Drew Grant of The Observer described the series as "mind-melting". Freelance writer Benjamin Hiorns observed that "it's not the subject matter that makes these films so strangely alluring, it's the strikingly imaginative set and character design and the underlying Britishness of it all". Joe Blevins of The A.V. Club praised the show's "sense-to-nonsense ratio" and its production values. Samantha Joy of TenEighty praised the sixth episode of the series, writing that it "creates a provocative end to a pretty dark narrative about content creation".

== Television series ==

On 19 June 2017, a year after the release of episode 6, Sloan hinted towards additional work into the Don't Hug Me I'm Scared series. A teaser trailer titled "Wakey Wakey..." was released on the channel on 13 September 2018, teasing a television show made in a collaboration between Blink Industries, Conaco, and Super Deluxe. The 30-second video gained over two million views within 24 hours of its release and peaked at number 1 on YouTube's Trending list. Details of the plot were released on 3 December 2018 in advance of a 2019 Sundance Film Festival screening of the pilot. The pilot episode ran at 23 minutes, and it appeared in the "Indie Episodic Program 1" alongside other short films.

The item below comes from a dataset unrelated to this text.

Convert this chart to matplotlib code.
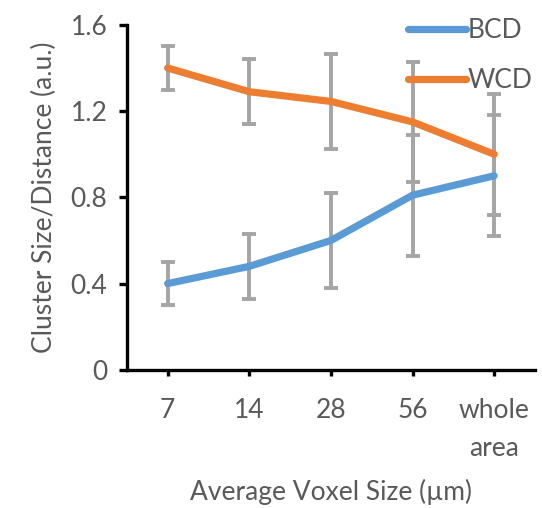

On 7 July 2020, it was announced that the series had been ordered by Channel 4. The series ended filming by September 2021, and it was expected to be originally released streaming on All 4 on 12 September 2022. However, the series was postponed because of the death of Queen Elizabeth II. On 16 September 2022, it was announced that the series would be released on 23 September 2022 on All 4 and premiered on 30 September 2022 on Channel 4.